Louis de Buade, Comte de Frontenac
Louis de Buade Frontenac, Comte de, governor general of New France (born 22 May 1622 in St-Germain, France ; died 28 November 1698 in Québec City, New France).
This imperious count had been an officer in the French and Venetian armies. In 1672 he obtained the governorship of Canada, in part, to put off his creditors. With the intendant absent 1672-75, he extended his viceregal and military authority to civil matters. His pretensions, such as being the Conseil Souverain's chairman, were resisted by other officials, whom he sometimes exiled or placed in confinement. The clergy were offended by his approval of selling brandy to the Indians. After 1675 he conflicted with Intendant Jacques Duchesneau, who had his own faction in the fur trade. The quarrels led to the recall of both officials to France in 1682.

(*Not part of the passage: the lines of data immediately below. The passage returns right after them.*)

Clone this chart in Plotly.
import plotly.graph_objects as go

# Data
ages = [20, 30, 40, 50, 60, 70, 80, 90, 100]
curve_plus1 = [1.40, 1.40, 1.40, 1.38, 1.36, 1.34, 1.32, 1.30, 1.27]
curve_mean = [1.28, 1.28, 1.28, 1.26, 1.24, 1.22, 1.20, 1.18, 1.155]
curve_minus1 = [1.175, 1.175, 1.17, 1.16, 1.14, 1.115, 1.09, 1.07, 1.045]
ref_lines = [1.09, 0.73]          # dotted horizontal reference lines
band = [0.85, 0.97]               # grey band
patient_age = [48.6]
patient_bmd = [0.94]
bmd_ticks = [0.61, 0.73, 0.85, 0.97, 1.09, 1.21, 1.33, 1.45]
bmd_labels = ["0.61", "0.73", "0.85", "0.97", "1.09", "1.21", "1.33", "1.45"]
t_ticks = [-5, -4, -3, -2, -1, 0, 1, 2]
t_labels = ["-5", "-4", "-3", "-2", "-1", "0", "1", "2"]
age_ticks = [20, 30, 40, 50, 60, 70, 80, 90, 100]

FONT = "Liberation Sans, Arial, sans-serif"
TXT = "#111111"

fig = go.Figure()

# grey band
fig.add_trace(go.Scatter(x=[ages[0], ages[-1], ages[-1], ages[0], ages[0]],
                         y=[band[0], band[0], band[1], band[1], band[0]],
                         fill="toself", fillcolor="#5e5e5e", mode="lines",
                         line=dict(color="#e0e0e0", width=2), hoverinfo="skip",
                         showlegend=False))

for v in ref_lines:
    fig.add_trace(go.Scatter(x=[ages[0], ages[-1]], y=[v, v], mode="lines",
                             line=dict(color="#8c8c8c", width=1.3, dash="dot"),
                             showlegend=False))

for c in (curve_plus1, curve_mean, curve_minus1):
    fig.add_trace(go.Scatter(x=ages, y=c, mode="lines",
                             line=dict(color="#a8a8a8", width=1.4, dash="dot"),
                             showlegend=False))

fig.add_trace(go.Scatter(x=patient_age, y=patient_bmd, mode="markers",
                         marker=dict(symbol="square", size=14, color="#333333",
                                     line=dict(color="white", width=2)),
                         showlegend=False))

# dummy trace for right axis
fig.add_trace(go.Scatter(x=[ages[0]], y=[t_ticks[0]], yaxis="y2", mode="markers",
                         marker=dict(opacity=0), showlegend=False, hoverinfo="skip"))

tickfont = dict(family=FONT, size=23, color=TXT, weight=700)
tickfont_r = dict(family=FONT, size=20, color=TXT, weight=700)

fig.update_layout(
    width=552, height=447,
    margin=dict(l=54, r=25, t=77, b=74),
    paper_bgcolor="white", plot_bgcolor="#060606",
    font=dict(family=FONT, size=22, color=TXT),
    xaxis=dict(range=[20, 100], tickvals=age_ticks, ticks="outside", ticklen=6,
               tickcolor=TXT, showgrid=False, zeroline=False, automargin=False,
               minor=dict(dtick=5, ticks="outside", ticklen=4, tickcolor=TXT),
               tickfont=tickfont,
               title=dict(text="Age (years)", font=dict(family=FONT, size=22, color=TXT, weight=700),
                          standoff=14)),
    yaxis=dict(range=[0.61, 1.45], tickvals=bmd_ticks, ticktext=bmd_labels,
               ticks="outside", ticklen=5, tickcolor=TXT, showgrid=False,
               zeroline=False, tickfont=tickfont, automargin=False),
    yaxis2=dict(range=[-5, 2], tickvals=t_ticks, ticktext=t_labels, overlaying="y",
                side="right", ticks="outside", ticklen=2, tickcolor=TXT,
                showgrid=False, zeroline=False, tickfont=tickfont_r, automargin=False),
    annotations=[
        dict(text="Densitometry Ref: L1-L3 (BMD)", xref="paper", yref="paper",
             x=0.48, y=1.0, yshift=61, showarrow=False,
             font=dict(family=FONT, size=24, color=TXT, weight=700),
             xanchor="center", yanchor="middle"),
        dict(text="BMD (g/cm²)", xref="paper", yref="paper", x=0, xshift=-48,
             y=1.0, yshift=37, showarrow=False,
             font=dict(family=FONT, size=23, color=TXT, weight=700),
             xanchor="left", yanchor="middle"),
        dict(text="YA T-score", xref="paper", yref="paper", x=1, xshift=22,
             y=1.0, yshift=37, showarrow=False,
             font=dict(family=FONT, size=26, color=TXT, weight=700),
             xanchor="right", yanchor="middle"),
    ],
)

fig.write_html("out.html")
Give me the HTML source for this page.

Frontenac gave France a territorial empire acquired in defiance of his instructions. The king and the minister for the colonies told administrators in Canada to confine French settlement to areas with direct maritime links with France, to gather colonists into defensible communities and to occupy settlers in farming and manual trades. The fur trade was blamed for the dispersal of manpower and for the military and economic weakness of New France. Frontenac used his authority to send out exploratory parties and to establish forts - trading posts really - to benefit his confederates in the fur trade. A network of forts appeared on the Great Lakes and along the tributaries of the Mississippi. Denial of this territory to the expanding British colonies led inevitably to war and eventually the end of France's North American empire.
Frontenac was reinstated as governor in 1689, when nations of the Iroquois Confederacy were attacking New France. He had orders to seize the Iroquois supply base - the colony of New York. Instead, he sent raiding parties against frontier settlements there and in New England. As a riposte, a seaborne expedition under Sir William Phips besieged Québec. When summoned to surrender, Frontenac responded, "I have no reply ... other than from the mouths of my cannon and muskets." Sickness and cold weather forced the invaders to withdraw. Frontenac wrongly believed he could end Iroquois hostility with diplomacy. In 1696, under ministerial orders, he commanded a punitive expedition that destroyed Oneida and Onondaga villages and crops (see Iroquois Wars). Though less quarrelsome in his second administration, Frontenac still used his powers to profit from the fur trade, which he was accused of underwriting with military funds. Frontenac might have been dismissed had he not died in 1698.